[TASK DESCRIPTION]: Reproduce all the lines below exactly and omit the images.

************

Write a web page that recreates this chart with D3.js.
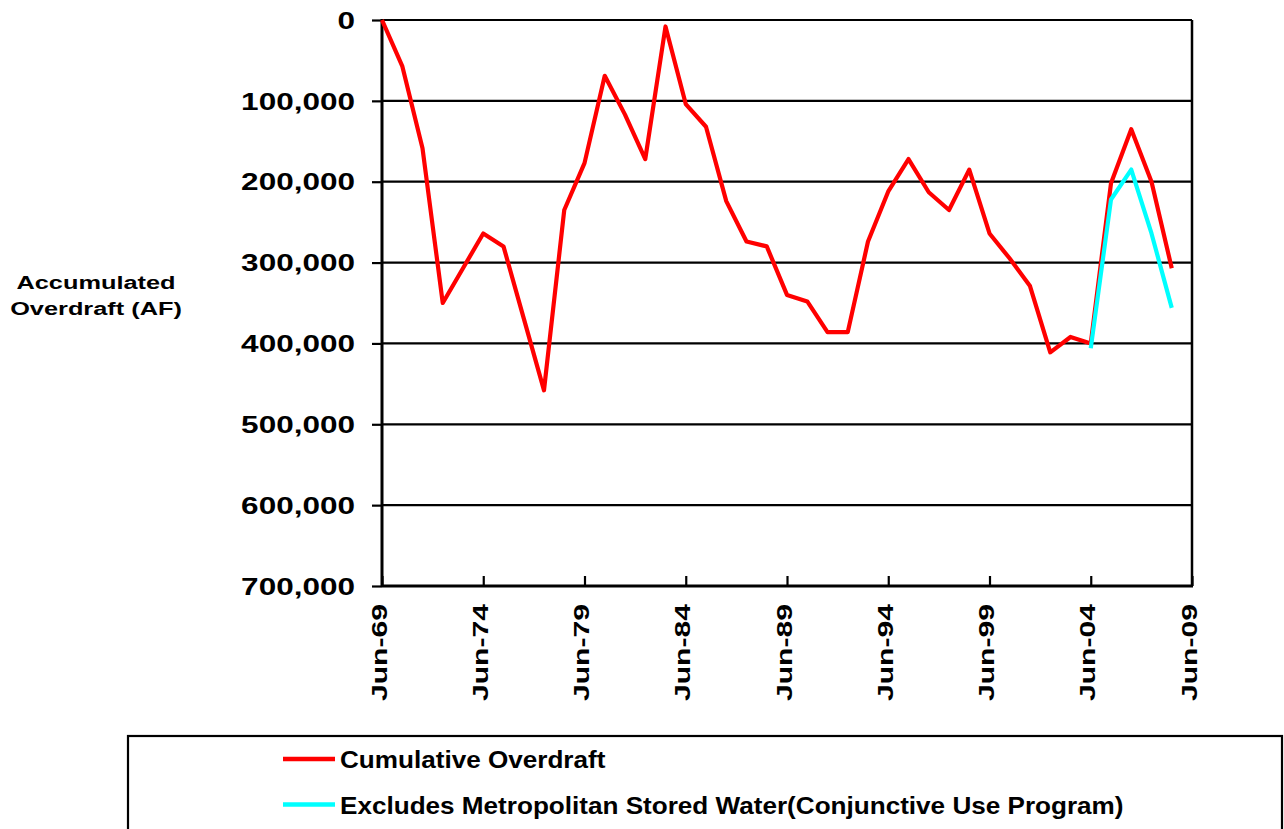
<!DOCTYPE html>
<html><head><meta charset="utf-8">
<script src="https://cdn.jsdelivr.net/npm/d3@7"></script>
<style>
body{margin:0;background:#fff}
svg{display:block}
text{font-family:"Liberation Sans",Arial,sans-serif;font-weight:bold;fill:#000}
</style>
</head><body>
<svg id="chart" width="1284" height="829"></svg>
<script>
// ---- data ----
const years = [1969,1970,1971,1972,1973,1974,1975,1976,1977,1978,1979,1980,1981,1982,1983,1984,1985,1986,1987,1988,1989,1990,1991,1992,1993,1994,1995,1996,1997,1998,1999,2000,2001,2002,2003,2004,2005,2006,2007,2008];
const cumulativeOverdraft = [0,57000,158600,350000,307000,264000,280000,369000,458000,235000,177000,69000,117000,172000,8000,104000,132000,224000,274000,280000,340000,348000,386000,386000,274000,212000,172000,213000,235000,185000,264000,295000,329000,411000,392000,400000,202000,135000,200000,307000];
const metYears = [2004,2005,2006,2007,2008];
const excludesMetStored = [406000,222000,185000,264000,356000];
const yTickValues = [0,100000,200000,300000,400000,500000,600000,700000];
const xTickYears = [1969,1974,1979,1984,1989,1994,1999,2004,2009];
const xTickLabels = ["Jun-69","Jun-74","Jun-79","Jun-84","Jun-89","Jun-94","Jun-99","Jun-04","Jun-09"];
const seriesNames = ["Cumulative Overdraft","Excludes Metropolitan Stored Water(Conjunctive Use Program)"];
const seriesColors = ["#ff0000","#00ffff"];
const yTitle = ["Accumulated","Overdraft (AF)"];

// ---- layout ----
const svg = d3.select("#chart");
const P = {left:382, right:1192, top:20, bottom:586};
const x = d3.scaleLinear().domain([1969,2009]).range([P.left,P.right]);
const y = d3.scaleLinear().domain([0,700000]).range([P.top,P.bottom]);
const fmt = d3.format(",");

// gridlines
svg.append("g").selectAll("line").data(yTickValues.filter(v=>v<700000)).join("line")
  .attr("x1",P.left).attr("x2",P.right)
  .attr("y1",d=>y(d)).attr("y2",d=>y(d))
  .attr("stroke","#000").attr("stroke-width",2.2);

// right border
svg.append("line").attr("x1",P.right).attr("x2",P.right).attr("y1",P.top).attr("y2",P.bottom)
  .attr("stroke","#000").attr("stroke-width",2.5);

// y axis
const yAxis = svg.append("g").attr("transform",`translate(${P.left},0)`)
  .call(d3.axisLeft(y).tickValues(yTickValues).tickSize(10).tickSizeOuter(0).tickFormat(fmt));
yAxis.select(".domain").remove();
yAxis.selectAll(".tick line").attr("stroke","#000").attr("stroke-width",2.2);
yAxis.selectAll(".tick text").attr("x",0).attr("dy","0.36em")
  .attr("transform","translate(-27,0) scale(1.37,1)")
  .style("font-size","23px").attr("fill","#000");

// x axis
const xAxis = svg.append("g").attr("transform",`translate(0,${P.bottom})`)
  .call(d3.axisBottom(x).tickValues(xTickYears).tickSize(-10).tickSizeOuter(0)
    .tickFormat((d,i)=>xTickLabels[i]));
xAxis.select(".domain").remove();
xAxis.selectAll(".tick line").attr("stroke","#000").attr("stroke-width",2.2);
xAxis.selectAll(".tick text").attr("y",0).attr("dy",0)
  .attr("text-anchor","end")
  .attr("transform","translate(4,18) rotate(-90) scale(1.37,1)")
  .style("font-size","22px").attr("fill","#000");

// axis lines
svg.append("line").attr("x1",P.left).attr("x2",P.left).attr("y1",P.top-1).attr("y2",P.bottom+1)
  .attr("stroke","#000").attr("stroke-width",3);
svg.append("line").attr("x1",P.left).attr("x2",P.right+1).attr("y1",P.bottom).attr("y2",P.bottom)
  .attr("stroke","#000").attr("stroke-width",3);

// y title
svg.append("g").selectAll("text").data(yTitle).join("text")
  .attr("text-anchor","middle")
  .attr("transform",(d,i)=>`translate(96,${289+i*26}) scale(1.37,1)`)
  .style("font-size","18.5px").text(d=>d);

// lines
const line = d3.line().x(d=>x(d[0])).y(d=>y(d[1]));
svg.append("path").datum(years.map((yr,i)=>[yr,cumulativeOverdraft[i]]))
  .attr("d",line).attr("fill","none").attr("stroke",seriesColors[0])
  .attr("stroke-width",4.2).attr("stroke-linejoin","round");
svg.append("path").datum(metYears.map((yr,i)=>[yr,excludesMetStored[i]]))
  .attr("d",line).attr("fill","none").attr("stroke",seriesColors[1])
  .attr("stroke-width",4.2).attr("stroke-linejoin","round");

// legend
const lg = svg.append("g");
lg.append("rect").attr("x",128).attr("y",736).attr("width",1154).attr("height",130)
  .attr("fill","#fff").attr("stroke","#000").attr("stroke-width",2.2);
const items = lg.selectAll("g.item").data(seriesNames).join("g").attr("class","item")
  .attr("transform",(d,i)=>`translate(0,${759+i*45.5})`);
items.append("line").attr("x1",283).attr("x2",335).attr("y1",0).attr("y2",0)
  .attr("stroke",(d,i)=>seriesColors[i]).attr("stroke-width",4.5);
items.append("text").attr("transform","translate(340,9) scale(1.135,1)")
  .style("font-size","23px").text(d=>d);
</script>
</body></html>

************

[TASK RESPONSE]:
Write a web page that recreates this chart with D3.js.
<!DOCTYPE html>
<html><head><meta charset="utf-8">
<script src="https://cdn.jsdelivr.net/npm/d3@7"></script>
<style>
body{margin:0;background:#fff}
svg{display:block}
text{font-family:"Liberation Sans",Arial,sans-serif;font-weight:bold;fill:#000}
</style>
</head><body>
<svg id="chart" width="1284" height="829"></svg>
<script>
// ---- data ----
const years = [1969,1970,1971,1972,1973,1974,1975,1976,1977,1978,1979,1980,1981,1982,1983,1984,1985,1986,1987,1988,1989,1990,1991,1992,1993,1994,1995,1996,1997,1998,1999,2000,2001,2002,2003,2004,2005,2006,2007,2008];
const cumulativeOverdraft = [0,57000,158600,350000,307000,264000,280000,369000,458000,235000,177000,69000,117000,172000,8000,104000,132000,224000,274000,280000,340000,348000,386000,386000,274000,212000,172000,213000,235000,185000,264000,295000,329000,411000,392000,400000,202000,135000,200000,307000];
const metYears = [2004,2005,2006,2007,2008];
const excludesMetStored = [406000,222000,185000,264000,356000];
const yTickValues = [0,100000,200000,300000,400000,500000,600000,700000];
const xTickYears = [1969,1974,1979,1984,1989,1994,1999,2004,2009];
const xTickLabels = ["Jun-69","Jun-74","Jun-79","Jun-84","Jun-89","Jun-94","Jun-99","Jun-04","Jun-09"];
const seriesNames = ["Cumulative Overdraft","Excludes Metropolitan Stored Water(Conjunctive Use Program)"];
const seriesColors = ["#ff0000","#00ffff"];
const yTitle = ["Accumulated","Overdraft (AF)"];

// ---- layout ----
const svg = d3.select("#chart");
const P = {left:382, right:1192, top:20, bottom:586};
const x = d3.scaleLinear().domain([1969,2009]).range([P.left,P.right]);
const y = d3.scaleLinear().domain([0,700000]).range([P.top,P.bottom]);
const fmt = d3.format(",");

// gridlines
svg.append("g").selectAll("line").data(yTickValues.filter(v=>v<700000)).join("line")
  .attr("x1",P.left).attr("x2",P.right)
  .attr("y1",d=>y(d)).attr("y2",d=>y(d))
  .attr("stroke","#000").attr("stroke-width",2.2);

// right border
svg.append("line").attr("x1",P.right).attr("x2",P.right).attr("y1",P.top).attr("y2",P.bottom)
  .attr("stroke","#000").attr("stroke-width",2.5);

// y axis
const yAxis = svg.append("g").attr("transform",`translate(${P.left},0)`)
  .call(d3.axisLeft(y).tickValues(yTickValues).tickSize(10).tickSizeOuter(0).tickFormat(fmt));
yAxis.select(".domain").remove();
yAxis.selectAll(".tick line").attr("stroke","#000").attr("stroke-width",2.2);
yAxis.selectAll(".tick text").attr("x",0).attr("dy","0.36em")
  .attr("transform","translate(-27,0) scale(1.37,1)")
  .style("font-size","23px").attr("fill","#000");

// x axis
const xAxis = svg.append("g").attr("transform",`translate(0,${P.bottom})`)
  .call(d3.axisBottom(x).tickValues(xTickYears).tickSize(-10).tickSizeOuter(0)
    .tickFormat((d,i)=>xTickLabels[i]));
xAxis.select(".domain").remove();
xAxis.selectAll(".tick line").attr("stroke","#000").attr("stroke-width",2.2);
xAxis.selectAll(".tick text").attr("y",0).attr("dy",0)
  .attr("text-anchor","end")
  .attr("transform","translate(4,18) rotate(-90) scale(1.37,1)")
  .style("font-size","22px").attr("fill","#000");

// axis lines
svg.append("line").attr("x1",P.left).attr("x2",P.left).attr("y1",P.top-1).attr("y2",P.bottom+1)
  .attr("stroke","#000").attr("stroke-width",3);
svg.append("line").attr("x1",P.left).attr("x2",P.right+1).attr("y1",P.bottom).attr("y2",P.bottom)
  .attr("stroke","#000").attr("stroke-width",3);

// y title
svg.append("g").selectAll("text").data(yTitle).join("text")
  .attr("text-anchor","middle")
  .attr("transform",(d,i)=>`translate(96,${289+i*26}) scale(1.37,1)`)
  .style("font-size","18.5px").text(d=>d);

// lines
const line = d3.line().x(d=>x(d[0])).y(d=>y(d[1]));
svg.append("path").datum(years.map((yr,i)=>[yr,cumulativeOverdraft[i]]))
  .attr("d",line).attr("fill","none").attr("stroke",seriesColors[0])
  .attr("stroke-width",4.2).attr("stroke-linejoin","round");
svg.append("path").datum(metYears.map((yr,i)=>[yr,excludesMetStored[i]]))
  .attr("d",line).attr("fill","none").attr("stroke",seriesColors[1])
  .attr("stroke-width",4.2).attr("stroke-linejoin","round");

// legend
const lg = svg.append("g");
lg.append("rect").attr("x",128).attr("y",736).attr("width",1154).attr("height",130)
  .attr("fill","#fff").attr("stroke","#000").attr("stroke-width",2.2);
const items = lg.selectAll("g.item").data(seriesNames).join("g").attr("class","item")
  .attr("transform",(d,i)=>`translate(0,${759+i*45.5})`);
items.append("line").attr("x1",283).attr("x2",335).attr("y1",0).attr("y2",0)
  .attr("stroke",(d,i)=>seriesColors[i]).attr("stroke-width",4.5);
items.append("text").attr("transform","translate(340,9) scale(1.135,1)")
  .style("font-size","23px").text(d=>d);
</script>
</body></html>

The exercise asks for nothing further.